Ces premiers échanges commenceront une ère d’alliance sacrée teintée de vie amoureuse qui durera près de deux mois. (Très courte ère dira-t-on, mais je m’aperçois aussi rétrospectivement que le forum a ce très rare pouvoir de ralentir le temps, en le sectionnant). 
 
M.I. avait en privé (ou “pv”) une voix de miel sauvage qui donnait des envies d’une violente douceur, présence d’une solitude déchirante parfaitement épousée par son style gipsy, syncopique, dégingandé, tout le contraire de mon format d’abscisses et d’ordonnées. Quand j’essaie de me souvenir de ces temps, j’ai peine à dire de quoi au juste ils furent faits, à part de mots.  

Mais pas seulement : de réels élans de sentimentalité, d’une réelle épreuve de désir, à dys-tance. Aujourd’hui je sais que c’était ma première (et sans doute dernière) illusion virtuelle, et qu’elle fut tout autant réelle qu’illusoire. Depuis sa cabane du 19ème arrondissement parisien (au 7ème étage) MebutI avait projeté un petit séjour printanier à Marseille, qu’elle annula au courant du mois de mai.
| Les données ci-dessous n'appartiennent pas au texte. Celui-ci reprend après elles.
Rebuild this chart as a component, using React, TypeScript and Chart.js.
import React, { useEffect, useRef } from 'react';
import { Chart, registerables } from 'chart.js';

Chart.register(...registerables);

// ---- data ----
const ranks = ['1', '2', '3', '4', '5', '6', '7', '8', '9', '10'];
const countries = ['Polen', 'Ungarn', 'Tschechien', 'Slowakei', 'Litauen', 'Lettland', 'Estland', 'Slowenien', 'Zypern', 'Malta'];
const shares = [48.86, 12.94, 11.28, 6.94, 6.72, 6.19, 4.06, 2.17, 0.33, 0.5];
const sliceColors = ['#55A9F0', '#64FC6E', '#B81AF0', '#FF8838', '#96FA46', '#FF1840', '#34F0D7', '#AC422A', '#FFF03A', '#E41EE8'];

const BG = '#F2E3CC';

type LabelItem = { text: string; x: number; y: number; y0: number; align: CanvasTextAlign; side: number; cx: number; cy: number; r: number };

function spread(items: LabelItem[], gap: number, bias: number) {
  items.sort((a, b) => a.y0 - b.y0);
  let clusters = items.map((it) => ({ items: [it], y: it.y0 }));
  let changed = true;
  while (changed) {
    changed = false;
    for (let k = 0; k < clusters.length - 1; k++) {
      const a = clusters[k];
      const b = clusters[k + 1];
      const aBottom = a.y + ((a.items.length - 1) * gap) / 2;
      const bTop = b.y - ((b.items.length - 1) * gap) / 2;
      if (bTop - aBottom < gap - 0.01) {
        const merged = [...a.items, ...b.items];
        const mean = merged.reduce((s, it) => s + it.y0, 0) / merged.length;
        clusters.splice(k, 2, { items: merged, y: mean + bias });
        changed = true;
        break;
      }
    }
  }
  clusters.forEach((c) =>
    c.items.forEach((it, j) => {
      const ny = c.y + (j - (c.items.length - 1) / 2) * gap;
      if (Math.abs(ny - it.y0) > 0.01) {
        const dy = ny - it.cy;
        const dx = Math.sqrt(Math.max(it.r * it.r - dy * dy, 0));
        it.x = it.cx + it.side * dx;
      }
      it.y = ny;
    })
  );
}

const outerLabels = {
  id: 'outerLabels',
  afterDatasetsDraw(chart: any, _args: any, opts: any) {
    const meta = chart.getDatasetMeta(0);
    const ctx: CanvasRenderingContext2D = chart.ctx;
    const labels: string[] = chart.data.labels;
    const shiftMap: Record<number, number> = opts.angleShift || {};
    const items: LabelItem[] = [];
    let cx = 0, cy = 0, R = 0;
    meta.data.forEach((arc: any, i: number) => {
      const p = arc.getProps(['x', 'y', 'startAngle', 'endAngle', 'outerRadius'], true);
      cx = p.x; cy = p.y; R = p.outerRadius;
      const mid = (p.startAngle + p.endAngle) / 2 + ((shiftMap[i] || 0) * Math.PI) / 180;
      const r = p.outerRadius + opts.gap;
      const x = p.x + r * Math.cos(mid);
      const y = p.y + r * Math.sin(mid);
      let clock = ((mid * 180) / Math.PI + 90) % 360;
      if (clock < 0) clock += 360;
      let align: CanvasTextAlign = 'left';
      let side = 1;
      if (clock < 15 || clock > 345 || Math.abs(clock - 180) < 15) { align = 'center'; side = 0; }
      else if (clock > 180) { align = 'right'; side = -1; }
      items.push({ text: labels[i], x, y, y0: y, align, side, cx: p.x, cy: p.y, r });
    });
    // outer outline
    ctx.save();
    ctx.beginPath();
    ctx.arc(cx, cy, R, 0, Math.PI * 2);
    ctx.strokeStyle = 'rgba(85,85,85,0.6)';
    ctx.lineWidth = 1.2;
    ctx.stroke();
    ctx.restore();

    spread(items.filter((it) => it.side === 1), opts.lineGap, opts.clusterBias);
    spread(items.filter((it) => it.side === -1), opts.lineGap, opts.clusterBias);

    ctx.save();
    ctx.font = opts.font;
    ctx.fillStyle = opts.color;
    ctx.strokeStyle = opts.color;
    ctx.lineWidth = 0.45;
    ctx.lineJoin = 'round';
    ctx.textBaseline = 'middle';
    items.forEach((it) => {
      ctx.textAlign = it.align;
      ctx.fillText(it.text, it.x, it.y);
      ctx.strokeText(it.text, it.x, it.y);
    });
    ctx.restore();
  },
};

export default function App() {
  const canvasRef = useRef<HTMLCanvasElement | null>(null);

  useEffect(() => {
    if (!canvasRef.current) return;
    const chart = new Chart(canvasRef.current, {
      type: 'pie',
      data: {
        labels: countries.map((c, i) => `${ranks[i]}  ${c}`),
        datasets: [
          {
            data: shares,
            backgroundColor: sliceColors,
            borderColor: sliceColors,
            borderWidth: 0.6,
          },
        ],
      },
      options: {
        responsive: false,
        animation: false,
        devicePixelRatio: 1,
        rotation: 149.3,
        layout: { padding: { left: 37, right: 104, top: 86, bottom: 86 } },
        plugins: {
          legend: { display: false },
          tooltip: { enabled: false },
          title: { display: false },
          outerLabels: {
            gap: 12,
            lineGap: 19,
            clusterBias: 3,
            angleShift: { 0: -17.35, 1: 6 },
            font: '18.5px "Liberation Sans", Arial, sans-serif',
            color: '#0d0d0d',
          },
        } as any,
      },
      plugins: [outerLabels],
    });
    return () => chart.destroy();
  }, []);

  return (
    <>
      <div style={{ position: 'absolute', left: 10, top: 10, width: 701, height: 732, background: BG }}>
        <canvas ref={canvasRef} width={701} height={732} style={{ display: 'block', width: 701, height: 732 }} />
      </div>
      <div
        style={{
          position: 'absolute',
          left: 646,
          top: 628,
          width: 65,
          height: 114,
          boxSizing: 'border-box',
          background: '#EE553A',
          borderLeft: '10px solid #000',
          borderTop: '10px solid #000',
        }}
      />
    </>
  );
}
Avec une réelle justesse sans doute, noyée dans la noyade et l’impossibilité personnelle, elle a compris qu’elle et que je -ne pourrions pas. J’ai également compris que le virtuel n’était pas le possible, (un possible séparé du réel qui aurait eu ou non le pouvoir de le faire naître), mais simplement le virtuel : un réalité d’une autre espèce qui ne prépare aucun réel. Quand je l’ai enfin rencontrée beaucoup plus tard j’ai constaté qu’elle était exactement comme je le savais : beauté intacte dans sa décadence ironique, catastrophe vivante trébuchant sous les anxiolytiques qui savait pertinemment que. Tout comme moi. 

Ce qui avait été vécu l’était ainsi et ne le serait jamais autrement.